The White Book then refers to Swain v. Hillman [2001] 1All ER 91 and to Tanfern Limited v. Cameron-MacDonald.
"In the circumstances, I consider that each of the selected growth rates may [and I emphasise the word 'may'] be achievable".
"Because of working capital constraints and because it is generally considered imprudent to fully draw on account of profits which have not yet been made, it is usual for partners to draw only a percentage of their anticipated income for a year during the year itself and to draw the balance as and when the accounts have been finalised and working capital conditions permit".
"It would not, in my view, be unreasonable for the petitioner to expect to be able to draw £5,700 per month. It would not be unreasonable to expect that the petitioner might be able to draw any undrawn profits in respect of the year ending 31st March 2013 by 30th September 2013".
The reference to undrawn profits is based on the assumed growth rates as set out in para. 5.28. The middle assumption, namely a 30% rate of growth, would result on the analysis undertaken in the report in the husband being entitled to a gross profit share of just over £136,000.
"Even if the judge was correct to order that the wife should receive, by transfer of the former matrimonial home, all the capital, she should have given consideration for some form of Mesher order, whereby the husband could recover some of the capital value of the former matrimonial home in the future".

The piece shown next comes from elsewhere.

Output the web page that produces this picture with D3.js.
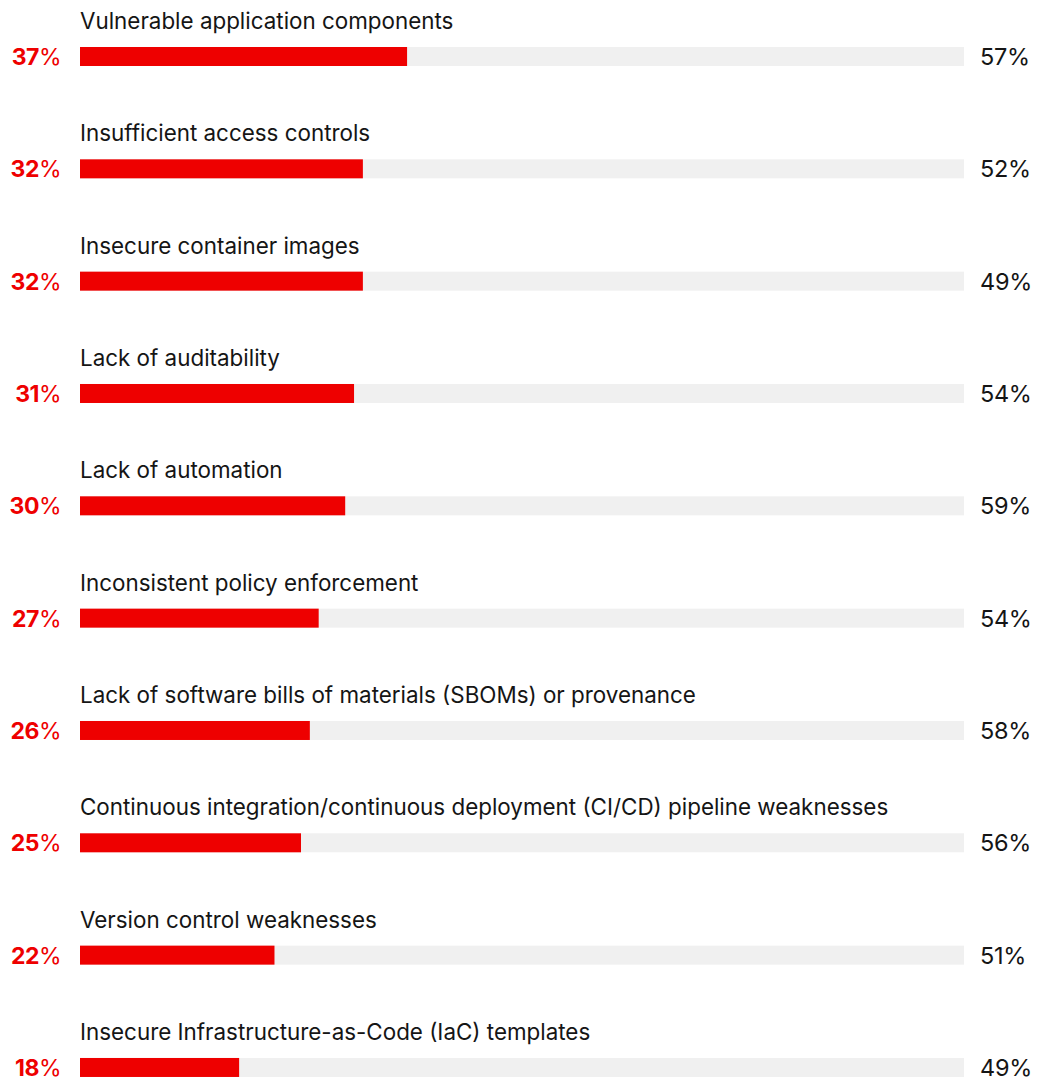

"No consideration has been made of the husband's ability to re-establish his capital position in the future, which, in the current climate and given the husband's age, runs contrary to the concept of fairness, on any view, after a relatively long marriage to which both parties have made a full contribution".
"I have, however, reluctantly come to the conclusion that the Husband is right in saying that the judgment is subject to justified criticism in three respects:-
(a) It does not sufficiently reason the very significant departure from equality that is the effect of the order. Indeed, the judgment does not mention the need to justify a departure from equality.
(b) In so far as there is a needs justification for departure, it does not explain how the resulting capital order will fairly meet the needs of both parties, as opposed to the Wife alone.
(c) It does not adequately explain the interplay between the periodical payments order and the capital order".
"I entirely accept that needs can justify a departure from equality but, if the court is to do so, it is necessary to consider the needs of both parties. I equally accept that disparity in earning capacity can justify departure, but again this has to be considered in the context of the needs of both parties not just the wife. In particular, there has to be consideration of how such a departure can be justified if there is also a substantive periodical payments order. With the greatest of respect to a very experienced judge, I do not consider that the judgment sufficiently did so".
The conclusion of Moor J. in that case was that there should be a dismissal of the liability to pay maintenance.